We are standing in a huge empty space in the Toyota Plant in Georgetown, KY. There used to be a painting facility parked in this space the size of two basketball courts side by side. Now it’s just highly polished concrete. There are four consultants pacing off the floor space to build Banzai!, the new Toyota advertising studio. Why are they building it in the middle of an automobile assembly plant? Because this team looks at the advertising for Toyota as an extension of each of the cars that rolls off the line here, so why woulnd’t they build the advertising where they build the cars? Within two weeks the two story glass walls that will soundproof the space are up. Within three weeks the steel mezzanine that effectively doubles the floor space is up.

Next comes the long winding snake of a work table that will house the work teams that make up the Banzai! creative group of writers, musicians, designers, psychologists, anthropologists, photographers, editors, film makers and interns. Every day their positions along the snake will change. The snake is their assembly line. But first there has to be a “they.” The recruiting process has begun.

There is only one requirement to be considered for one of the 200 positions available at Banzai! You have to hate advertising and be willing to move to Georgetown to make it better. Period. And they come to Georgetown by the busload.

Now that the mezzanine is up, a second set of windows walls it off. These are black as night.

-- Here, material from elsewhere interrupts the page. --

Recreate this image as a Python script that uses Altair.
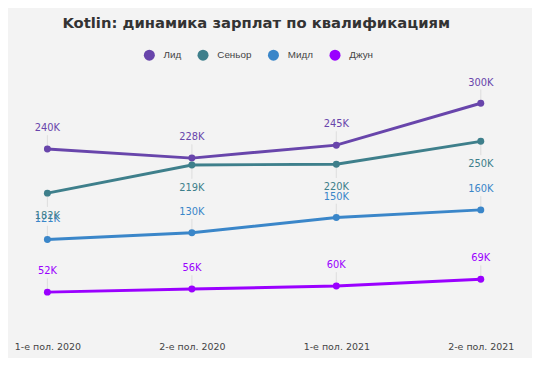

Inside these walls technicians are wiring up the most advanced computer network the world of marketing has ever seen. Every data service is wired in. Every automotive database is wired in. Every media source is wired in. A network of 10,000 “trend reporters” from around the world will be wired in.

Dubbed “Hacker Heaven” this will be the digital test track for the ad products that make it through the Snake. This darkness of this floor is divided in half by a wall of light. On one side of the floor cool blue neon proclaims, “Great Advertising.” On the other side hot orange neon states proudly, “Better Advertising” And so will go the work of the brainiacs, 100 research analysts who are charged with quantifying what comes out of the snake. Ads are tested. Ads are run. Results are returned to the snake. Ads are improved. Ads are tested. Ads are run. Results are returned to the snake. Ads are improved. The circle is never broken. The improvements to each ad in each medium are ongoing and continouous. Kaizen.

This is our the vision of Lean Advertising at work. It is obviously going to take a new approach from the ground up as did Lean Manufacturing. It’s obviously not going to happen overnight. But it will happen. Slowly, and as surely as night follows day.

Next week: Lean Advertising Pioneers.

Stay strong.



In response to
Issue #171
"Take The Red
Pill ."

I just finished reading the book "Lean Advertising" hoping to get even more insight on this incredible theory. They missed the boat entirely. I got more out of your two articles then in their entire 144 page book. –G.Moore, NYC

I cannot imagine why companies are not beating down your doors to put these practices into effect, right now. There is more wasted effort and wasted dollars flowing through standard marketing programs then ever before. Your whitepaper needs to be a book and fast.. -DL, Chicago

I have the feeling that you are just beginning to scratch the surface with this entire line of thinking. The idea of advertising and marketing being migrated to a production paradigm is a quantum leap forward in business theory. Don't stop now. You have the pretenders on the ropes.
CS, Los Angeles, CA

No wonder they are calling you the most dangerous man in advertising. Keep it up -L. Wyatt. Detroit.